# Alternative to clown loaches for snail problem



## fishington26 (Feb 5, 2005)

I have a snail problem in my heavily planted tank. I have had clown loaches in the past, but they get way too big. Is there an alternative fish that would do the same job and not get so huge??


----------



## Cichlid Man (Jan 19, 2005)

yes, a humbug catfish.


----------



## osteoporoosi (Jan 27, 2005)

yoyo-loaches, but need a group of 5.


----------



## leongreenway (Mar 29, 2005)

another alternative is snail killing solutions. I spotted some down LFS, but sorry dont know any names.


----------



## fishington26 (Feb 5, 2005)

The humbug catfish gets way too big


----------



## fishboy (Feb 26, 2005)

dwarf puffer


----------



## fishington26 (Feb 5, 2005)

I have a guppie tank and dwarf puffers are notorious fin nippers, I had one once, thanks though.


----------



## MyraVan (Jan 19, 2005)

Check out the Zebra Loach, info here:
http://www.loaches.com/species_pages/botia_striata.html
and here:
http://www.aquahobby.com/gallery/e_striata.php

I think they are the smallest snail-eating loaches.


----------



## atltk (Feb 16, 2005)

Kuhli loaches work well also and stay relatively small.


----------



## Damon (Jan 18, 2005)

Kuhli loaches don't eat many snails, black kuhlis even fewer.


----------



## MyraVan (Jan 19, 2005)

> Kuhli loaches don't eat many snails


Indeed. They are recommended on the applesnail.net forums as good tankmates for apple snails!


----------



## fish_doc (Jan 31, 2005)

Most loaches are good. Some obviously better than others. There are also many Cichlids that will work but they dont do well in planted tanks.


----------



## fishington26 (Feb 5, 2005)

Thank you so much for the response. Could I just have 1 zebra loach. Because they are bottom feeders, loaches tend to get a bit territorial about the bottom of the tank. My guppies like to sleep on the bottom and they were bitten badly by the clown loaches as they got bigger and more aggressive, hence why I had to find a new home for them. I was thinking 1 zebra might not get so hostile. Suggestions? 

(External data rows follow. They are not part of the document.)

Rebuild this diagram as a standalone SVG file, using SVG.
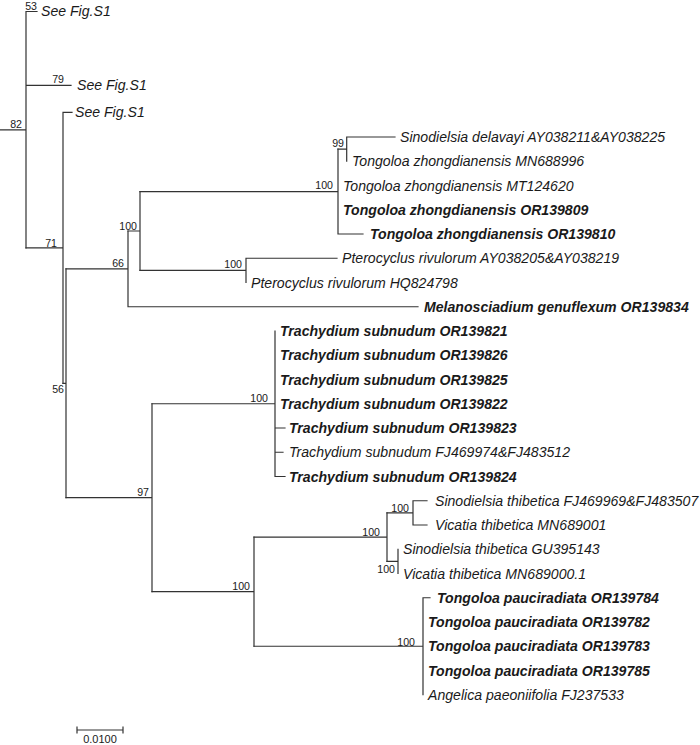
<svg xmlns="http://www.w3.org/2000/svg" width="700" height="745" viewBox="0 0 700 745">
<style>
.br{fill:none;stroke:#333;stroke-width:1.2;stroke-linecap:square}
.tip{font-family:"Liberation Sans",Arial,sans-serif;font-size:14.1px;font-style:italic;fill:#1a1a1a}
.b{font-weight:bold}
.bs{font-family:"Liberation Sans",Arial,sans-serif;font-size:10.6px;fill:#1a1a1a;text-anchor:end}
.sc{font-family:"Liberation Sans",Arial,sans-serif;font-size:11px;fill:#1a1a1a;text-anchor:middle}
</style>
<rect width="700" height="745" fill="#fff"/>
<g id="connectors">
<path class="br" d="M0,129.9H26M26,11.5V247.8M26,11.5H37M26,85.3H71"/>
<path class="br" d="M26,247.8H63M63,112.3V383.3M63,112.3H72"/>
<path class="br" d="M63,383.3H66M66,268.9V497.7"/>
<path class="br" d="M66,268.9H128M128,231V306.75M128,306.75H418"/>
<path class="br" d="M128,231H140M140,191.6V270.4"/>
<path class="br" d="M140,191.6H338M338,149.1V234M338,234H363"/>
<path class="br" d="M338,149.1H346.7M346.7,137V161.25M346.7,137H395"/>
<path class="br" d="M140,270.4H246M246,258.25V282.5M246,258.25H337"/>
<path class="br" d="M66,497.7H152M152,403.75V591.7"/>
<path class="br" d="M152,403.75H275M275,331V476.5M275,428H285M275,452.25H283M275,476.5H285"/>
<path class="br" d="M152,591.7H254M254,537.1V646.25"/>
<path class="br" d="M254,537.1H387M387,512.9V561.4"/>
<path class="br" d="M387,512.9H413M413,500.75V525M413,500.75H427M413,525H427"/>
<path class="br" d="M387,561.4H398M398,549.25V573.5"/>
<path class="br" d="M254,646.25H423M423,597.75V694.75M423,597.75H430"/>
<path class="br" d="M77,730H123M77,727V733M123,727V733"/>
</g>
<g id="n82"><text class="bs" x="22" y="128">82</text></g>
<g id="n53"><text class="bs" x="37" y="10">53</text></g>
<g id="n79"><text class="bs" x="64" y="83">79</text></g>
<g id="n71"><text class="bs" x="57" y="246.5">71</text></g>
<g id="n56"><text class="bs" x="64" y="393">56</text></g>
<g id="n66"><text class="bs" x="124" y="266.5">66</text></g>
<g id="n100a"><text class="bs" x="137" y="230">100</text></g>
<g id="n100b"><text class="bs" x="333" y="189">100</text></g>
<g id="n99"><text class="bs" x="344" y="146.5">99</text></g>
<g id="n100c"><text class="bs" x="242" y="267.5">100</text></g>
<g id="n97"><text class="bs" x="149" y="496">97</text></g>
<g id="n100d"><text class="bs" x="268" y="402">100</text></g>
<g id="n100e"><text class="bs" x="250" y="590">100</text></g>
<g id="n100f"><text class="bs" x="380" y="536">100</text></g>
<g id="n100g"><text class="bs" x="409" y="512">100</text></g>
<g id="n100h"><text class="bs" x="395" y="573">100</text></g>
<g id="n100i"><text class="bs" x="415" y="646">100</text></g>
<g id="t-s1a"><text class="tip" x="41" y="15.5">See Fig.S1</text></g>
<g id="t-s1b"><text class="tip" x="77" y="90">See Fig.S1</text></g>
<g id="t-s1c"><text class="tip" x="75" y="117">See Fig.S1</text></g>
<g id="t0"><text class="tip" x="400" y="142">Sinodielsia delavayi AY038211&amp;AY038225</text></g>
<g id="t1"><text class="tip" x="352" y="166.25">Tongoloa zhongdianensis MN688996</text></g>
<g id="t2"><text class="tip" x="343" y="190.5">Tongoloa zhongdianensis MT124620</text></g>
<g id="t3"><text class="tip b" x="343" y="214.75">Tongoloa zhongdianensis OR139809</text></g>
<g id="t4"><text class="tip b" x="370" y="239">Tongoloa zhongdianensis OR139810</text></g>
<g id="t5"><text class="tip" x="342" y="263.25">Pterocyclus rivulorum AY038205&amp;AY038219</text></g>
<g id="t6"><text class="tip" x="251" y="287.5">Pterocyclus rivulorum HQ824798</text></g>
<g id="t7"><text class="tip b" x="424" y="311.75">Melanosciadium genuflexum OR139834</text></g>
<g id="t8"><text class="tip b" x="280" y="336">Trachydium subnudum OR139821</text></g>
<g id="t9"><text class="tip b" x="280" y="360.25">Trachydium subnudum OR139826</text></g>
<g id="t10"><text class="tip b" x="280" y="384.5">Trachydium subnudum OR139825</text></g>
<g id="t11"><text class="tip b" x="280" y="408.75">Trachydium subnudum OR139822</text></g>
<g id="t12"><text class="tip b" x="289" y="433">Trachydium subnudum OR139823</text></g>
<g id="t13"><text class="tip" x="289" y="457.25">Trachydium subnudum FJ469974&amp;FJ483512</text></g>
<g id="t14"><text class="tip b" x="289" y="481.5">Trachydium subnudum OR139824</text></g>
<g id="t15"><text class="tip" x="435" y="505.75">Sinodielsia thibetica FJ469969&amp;FJ483507</text></g>
<g id="t16"><text class="tip" x="435" y="530">Vicatia thibetica MN689001</text></g>
<g id="t17"><text class="tip" x="403" y="554.25">Sinodielsia thibetica GU395143</text></g>
<g id="t18"><text class="tip" x="403" y="578.5">Vicatia thibetica MN689000.1</text></g>
<g id="t19"><text class="tip b" x="437" y="602.75">Tongoloa pauciradiata OR139784</text></g>
<g id="t20"><text class="tip b" x="428" y="627">Tongoloa pauciradiata OR139782</text></g>
<g id="t21"><text class="tip b" x="428" y="651.25">Tongoloa pauciradiata OR139783</text></g>
<g id="t22"><text class="tip b" x="428" y="675.5">Tongoloa pauciradiata OR139785</text></g>
<g id="t23"><text class="tip" x="428" y="699.75">Angelica paeoniifolia FJ237533</text></g>
<g id="scale"><text class="sc" x="100" y="743">0.0100</text></g>
</svg>
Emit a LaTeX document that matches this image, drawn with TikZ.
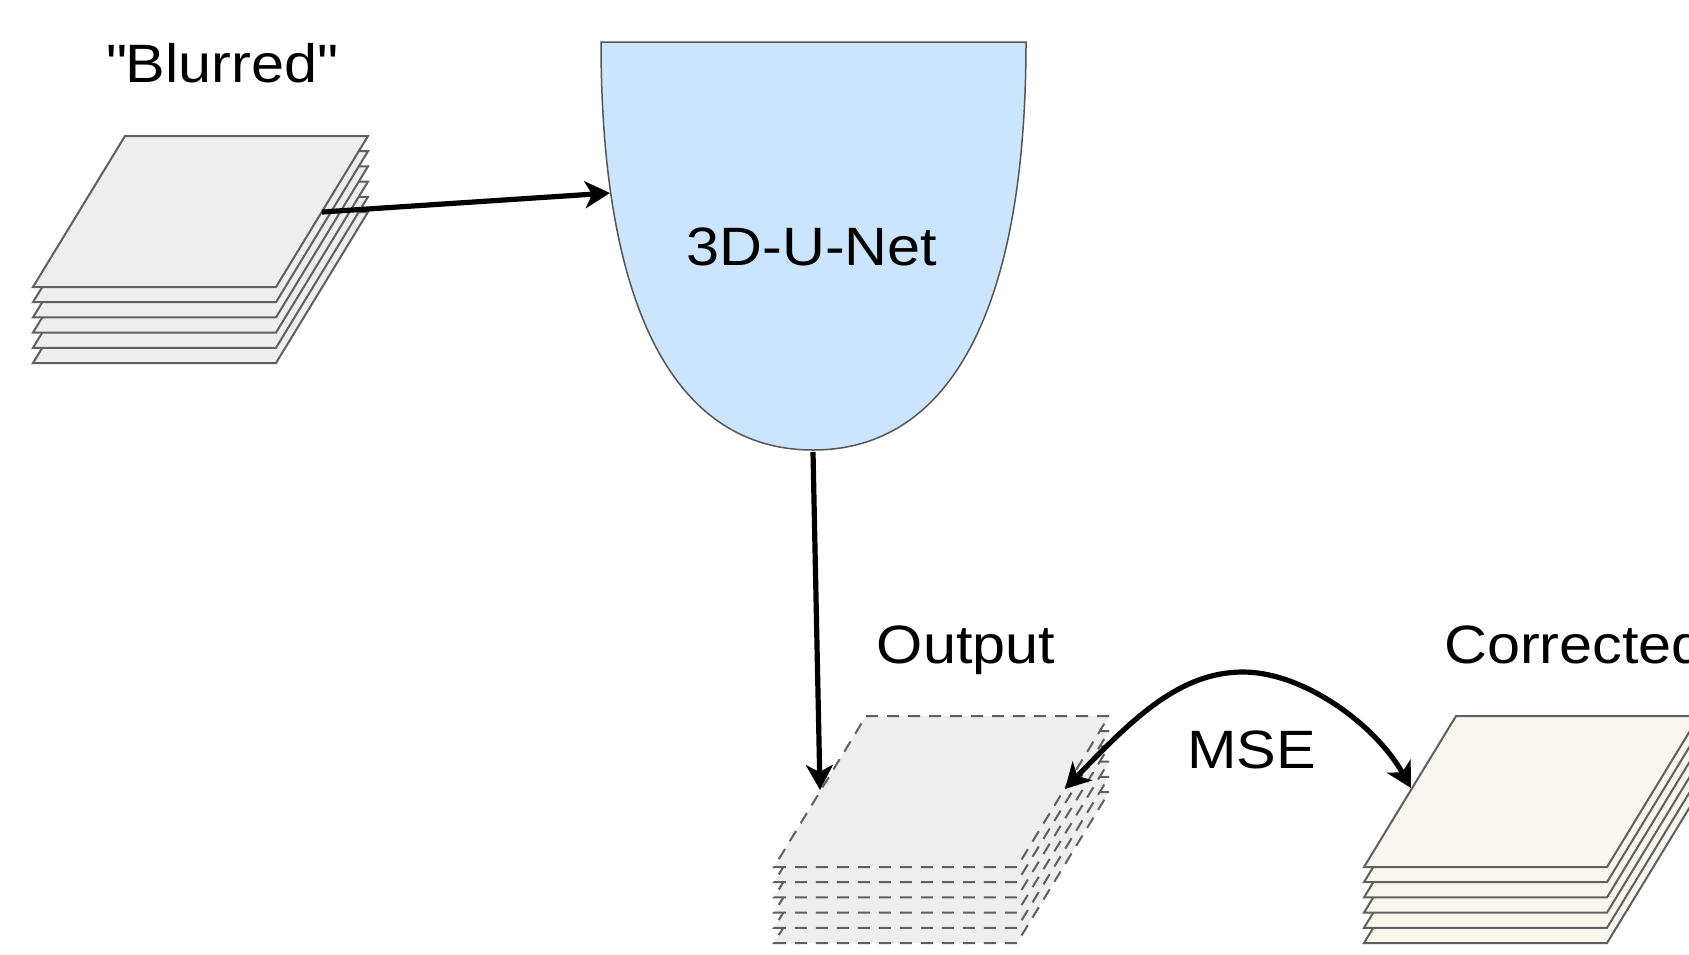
\documentclass[tikz,border=0pt]{standalone}
\usepackage{fontspec}
\setmainfont{Liberation Sans}[FakeStretch=1.1]
\usetikzlibrary{arrows.meta}

\definecolor{sheetgray}{HTML}{EEEEEE}
\definecolor{sheetcream}{HTML}{F9F7ED}
\definecolor{edgegray}{HTML}{5F5F5F}
\definecolor{netblue}{HTML}{CCE5FF}
\definecolor{netedge}{HTML}{555555}

% straight double quote, set as a glyph so no TeX mapping curls it
\newcommand\straightdq{\XeTeXglyph\the\XeTeXcharglyph"22\relax}

\tikzset{
  x=1pt, y=-1pt,
  lbl/.style={font=\fontsize{54}{60}\selectfont, anchor=base, inner sep=0pt},
  flow/.style={line width=5.2pt, -{Stealth[length=25pt,width=27pt,inset=7pt]}},
  bothflow/.style={line width=5.2pt, {Stealth[length=25pt,width=27pt,inset=7pt]}-{Stealth[length=25pt,width=27pt,inset=7pt]}},
  sheet/.style={draw=edgegray, line width=2pt, line join=miter},
  dashedsheet/.style={dash pattern=on 12pt off 9pt},
  % a stack of six slices, drawn from the bottom one up
  pics/slices/.style={code={
    \foreach \k in {5,4,3,2,1,0}{
      \path[sheet,pic actions] (0,15.2*\k) -- ++(243,0) -- ++(-92,151) -- ++(-243,0) -- cycle;
    }
  }},
}

\begin{document}
\begin{tikzpicture}
\useasboundingbox (0,0) rectangle (1689,954);
\fill[white] (0,0) rectangle (1689,954);
\clip (0,0) rectangle (1689,954);

% image stacks
\pic[fill=sheetgray] (blurred) at (125,136) {slices};
\pic[fill=sheetgray, dashedsheet] (output) at (866,716) {slices};
\pic[fill=sheetcream] (corrected) at (1456,716) {slices};

% network body
\draw[fill=netblue, draw=netedge, line width=1.5pt]
  (601,42) -- (1026,42) .. controls (1026,310) and (950,450) .. (813,450)
  .. controls (676,450) and (601,310) .. (601,42) -- cycle;

% labels
\node[lbl] (tBlurred) at (221.5,82) {\straightdq Blurred\straightdq};
\node[lbl] (tNet) at (812,265) {3D-U-Net};
\node[lbl] (tOut) at (966,663) {Output};
\node[lbl, anchor=base west] (tCorr) at (1444,663) {Corrected};
\node[lbl] (tMSE) at (1251.5,768) {MSE};

% connector end points
\coordinate (blurOut) at (322,212);
\coordinate (netIn) at (610,193);
\coordinate (netOut) at (813,452);
\coordinate (outIn) at (820,790);
\coordinate (outRight) at (1065,789);
\coordinate (arcTop) at (1243,672);
\coordinate (corrLeft) at (1411,788);

\draw[flow] (blurOut) -- (netIn);
\draw[flow] (netOut) -- (outIn);
\draw[bothflow]
  (outRight) .. controls (1133,718) and (1180,672) .. (arcTop)
  .. controls (1303,672) and (1375,724) .. (corrLeft);
\end{tikzpicture}
\end{document}
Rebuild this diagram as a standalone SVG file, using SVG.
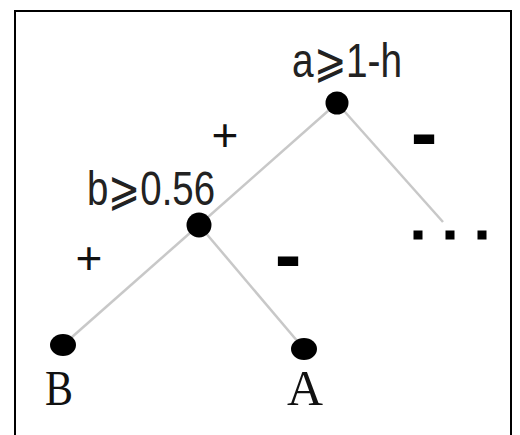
<svg xmlns="http://www.w3.org/2000/svg" width="520" height="435" viewBox="0 0 520 435">
  <style>
    .edge { stroke: #c8c8c8; stroke-width: 2.5; fill: none; }
    .node { fill: #000; }
    .cond { font-family: "Liberation Sans", Arial, sans-serif; font-size: 48px; fill: #222; }
    .leaf { font-family: "Liberation Serif", "Times New Roman", serif; font-size: 50px; fill: #111; }
    .plus { font-family: "Liberation Sans", Arial, sans-serif; font-size: 46px; fill: #111; text-anchor: middle; }
    .minus { font-family: "Liberation Sans", Arial, sans-serif; font-size: 80px; font-weight: bold; fill: #000; text-anchor: middle; }
    .dot { fill: #000; }
  </style>
  <rect x="15" y="11" width="496" height="440" fill="#fff" stroke="#000" stroke-width="2"/>
  <g id="connectors">
    <line class="edge" x1="337" y1="103" x2="199" y2="225"/>
    <line class="edge" x1="337" y1="103" x2="443" y2="222"/>
    <line class="edge" x1="199" y1="225" x2="63" y2="345"/>
    <line class="edge" x1="199" y1="225" x2="304" y2="349"/>
    <text class="plus" x="225" y="151">+</text>
    <text class="minus" x="424" y="160">-</text>
    <text class="plus" x="89" y="274">+</text>
    <text class="minus" x="288" y="282">-</text>
  </g>
  <g id="node-a">
    <ellipse class="node" cx="337" cy="103" rx="11.5" ry="11.5"/>
    <text class="cond" x="292" y="77" textLength="110" lengthAdjust="spacingAndGlyphs">a⩾1-h</text>
  </g>
  <g id="node-b">
    <ellipse class="node" cx="199" cy="225" rx="12.5" ry="12.5"/>
    <text class="cond" x="87" y="205" textLength="128" lengthAdjust="spacingAndGlyphs">b⩾0.56</text>
  </g>
  <g id="leaf-B">
    <ellipse class="node" cx="63" cy="345" rx="13" ry="11"/>
    <text class="leaf" x="45" y="405" textLength="28" lengthAdjust="spacingAndGlyphs">B</text>
  </g>
  <g id="leaf-A">
    <ellipse class="node" cx="304" cy="349" rx="13" ry="11"/>
    <text class="leaf" x="287" y="405" textLength="36" lengthAdjust="spacingAndGlyphs">A</text>
  </g>
  <g id="ellipsis">
    <rect class="dot" x="413.5" y="230.5" width="9" height="9"/>
    <rect class="dot" x="445.5" y="230.5" width="9" height="9"/>
    <rect class="dot" x="477.5" y="230.5" width="9" height="9"/>
  </g>
</svg>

And thank you so much for the responses.


----------



## osteoporoosi (Jan 27, 2005)

All loaches(exept kuhlis) are schooling fish, and they tend to go crazy ans extremely aggressive  when kept alone.


----------



## atltk (Feb 16, 2005)

I didn't know khuli's don't eat snails, good to know! I guess there's something else in my tank that eats them then, cause I see tiny empty shells all the time (tag-alongs from plants from other tanks, I suspect)


----------



## TheOldSalt (Jan 28, 2005)

Does it have to be a new fish? There are non-fish ways to get rid of snails, too.


----------



## fish_doc (Jan 31, 2005)

On a side note - I would avoid any of the rid-snail water treatments I have tried them and so have others I know and the only thing it seems to have killed is the fish in the tank. And I did not even use it at full doses. The bottle says harmless to fish but I definatally dont beleive it esp after using it.


----------



## atltk (Feb 16, 2005)

I try to avoid adding ANY meds/chemicals if I can help it. Natural solutions are always the way to go


----------



## fishington26 (Feb 5, 2005)

Sidthimunki Botia!!!!!!!!!!!!!!!!!!!!


Stays about an inch long, non-agressive, eats snails. Everything I wanted!


----------



## osteoporoosi (Jan 27, 2005)

Remeber to get a group 4-5 is enough.


----------



## MyraVan (Jan 19, 2005)

> Sidthimunki Botia!!!!!!!!!!!!!!!!!!!! Stays about an inch long, non-agressive, eats snails. Everything I wanted!


Hmmmm. I looked at several web pages on these fish and the web pages say they get about 2.5" long and none of them mention them eating snails! Maybe you have access to different resources than I do...


----------